**Problem to work on**
Make an exact copy of all the entries below, with the pictures left out.

**Input data**

--

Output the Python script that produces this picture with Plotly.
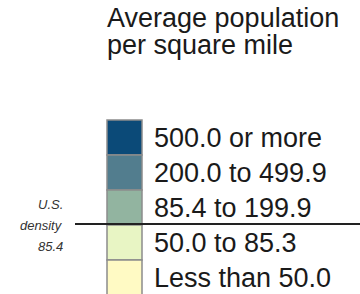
import plotly.graph_objects as go

title_lines = ["Average population", "per square mile"]
categories = ["500.0 or more", "200.0 to 499.9", "85.4 to 199.9", "50.0 to 85.3", "Less than 50.0"]
colors = ["#0b4a78", "#527d8e", "#92b4a0", "#e8f5c4", "#fffac4"]
us_density_label = ["U.S.", "density", "85.4"]
split_index = 3  # national density line falls between rows 3 and 4

W, H = 360, 294
box_left, box_w = 107, 35
top0, row_h = 120, 35
font = "Liberation Sans, Arial, sans-serif"

fig = go.Figure()
tops = [top0 + i * row_h for i in range(len(categories))]
fig.add_trace(go.Bar(
    x=[box_left + box_w / 2] * len(categories),
    y=[row_h] * len(categories),
    base=tops,
    width=box_w,
    marker=dict(color=colors, line=dict(color="#8c8c8c", width=1.5)),
    hoverinfo="skip",
    showlegend=False,
))

for i, lab in enumerate(categories):
    fig.add_annotation(x=152, y=tops[i] + row_h / 2 + 0.5, text=lab, showarrow=False,
                       xanchor="left", yanchor="middle",
                       font=dict(family=font, size=27, color="#1a1a1a"))

for j, t in enumerate(title_lines):
    fig.add_annotation(x=105, y=18 + j * 26.5, text=t, showarrow=False,
                       xanchor="left", yanchor="middle",
                       font=dict(family=font, size=27, color="#1a1a1a"))

ys = [204, 225, 246]
for t, yy in zip(us_density_label, ys):
    fig.add_annotation(x=65, y=yy, text="<i>" + t + "</i>", showarrow=False,
                       xanchor="right", yanchor="middle",
                       font=dict(family=font, size=13, color="#333333"))

line_y = tops[split_index] - 1
fig.add_shape(type="line", x0=75, x1=360, y0=line_y, y1=line_y,
              line=dict(color="#222222", width=2))

fig.update_layout(
    width=W, height=H, margin=dict(l=0, r=0, t=0, b=0),
    paper_bgcolor="white", plot_bgcolor="white",
    xaxis=dict(range=[0, W], visible=False, fixedrange=True),
    yaxis=dict(range=[H, 0], visible=False, fixedrange=True),
    bargap=0,
)
fig.write_html("out.html", config={"displayModeBar": False, "staticPlot": True},
               post_script="document.body.style.margin='0px';document.body.style.overflow='hidden';")
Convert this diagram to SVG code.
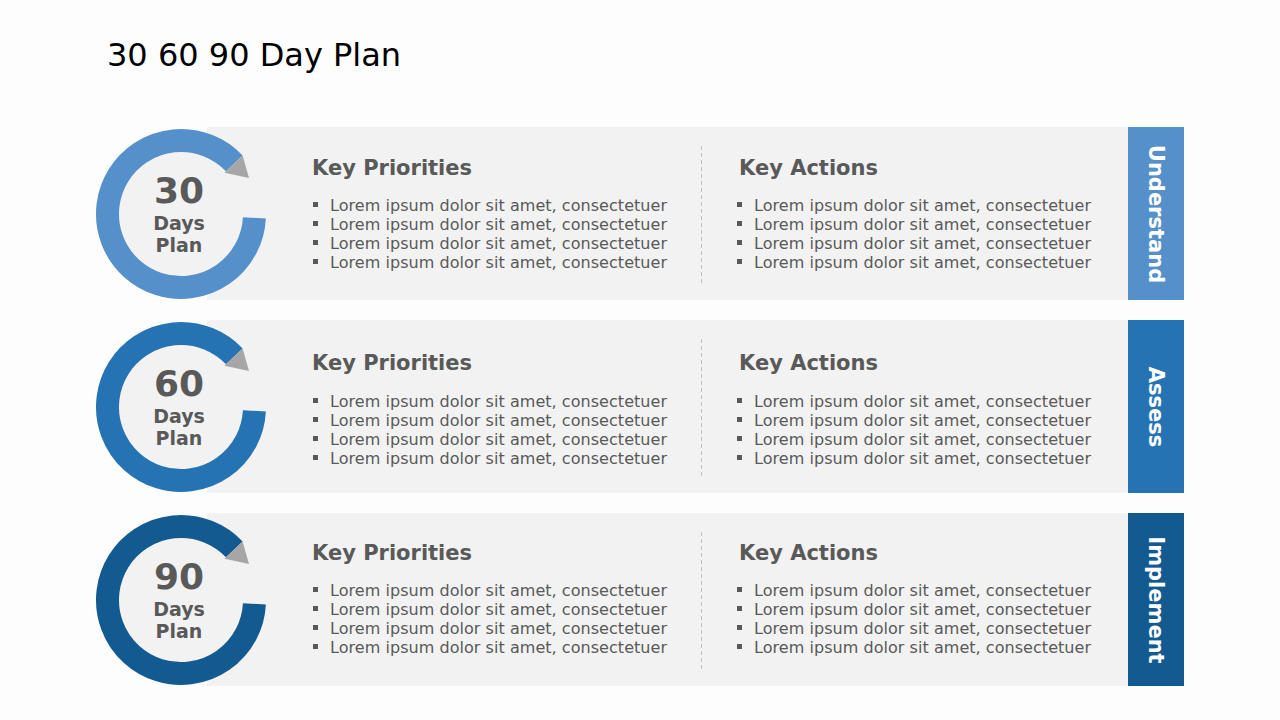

--

**Full answer**
Output the Python script that produces this picture with Plotly.
import plotly.graph_objects as go

title_lines = ["Average population", "per square mile"]
categories = ["500.0 or more", "200.0 to 499.9", "85.4 to 199.9", "50.0 to 85.3", "Less than 50.0"]
colors = ["#0b4a78", "#527d8e", "#92b4a0", "#e8f5c4", "#fffac4"]
us_density_label = ["U.S.", "density", "85.4"]
split_index = 3  # national density line falls between rows 3 and 4

W, H = 360, 294
box_left, box_w = 107, 35
top0, row_h = 120, 35
font = "Liberation Sans, Arial, sans-serif"

fig = go.Figure()
tops = [top0 + i * row_h for i in range(len(categories))]
fig.add_trace(go.Bar(
    x=[box_left + box_w / 2] * len(categories),
    y=[row_h] * len(categories),
    base=tops,
    width=box_w,
    marker=dict(color=colors, line=dict(color="#8c8c8c", width=1.5)),
    hoverinfo="skip",
    showlegend=False,
))

for i, lab in enumerate(categories):
    fig.add_annotation(x=152, y=tops[i] + row_h / 2 + 0.5, text=lab, showarrow=False,
                       xanchor="left", yanchor="middle",
                       font=dict(family=font, size=27, color="#1a1a1a"))

for j, t in enumerate(title_lines):
    fig.add_annotation(x=105, y=18 + j * 26.5, text=t, showarrow=False,
                       xanchor="left", yanchor="middle",
                       font=dict(family=font, size=27, color="#1a1a1a"))

ys = [204, 225, 246]
for t, yy in zip(us_density_label, ys):
    fig.add_annotation(x=65, y=yy, text="<i>" + t + "</i>", showarrow=False,
                       xanchor="right", yanchor="middle",
                       font=dict(family=font, size=13, color="#333333"))

line_y = tops[split_index] - 1
fig.add_shape(type="line", x0=75, x1=360, y0=line_y, y1=line_y,
              line=dict(color="#222222", width=2))

fig.update_layout(
    width=W, height=H, margin=dict(l=0, r=0, t=0, b=0),
    paper_bgcolor="white", plot_bgcolor="white",
    xaxis=dict(range=[0, W], visible=False, fixedrange=True),
    yaxis=dict(range=[H, 0], visible=False, fixedrange=True),
    bargap=0,
)
fig.write_html("out.html", config={"displayModeBar": False, "staticPlot": True},
               post_script="document.body.style.margin='0px';document.body.style.overflow='hidden';")
Convert this diagram to SVG code.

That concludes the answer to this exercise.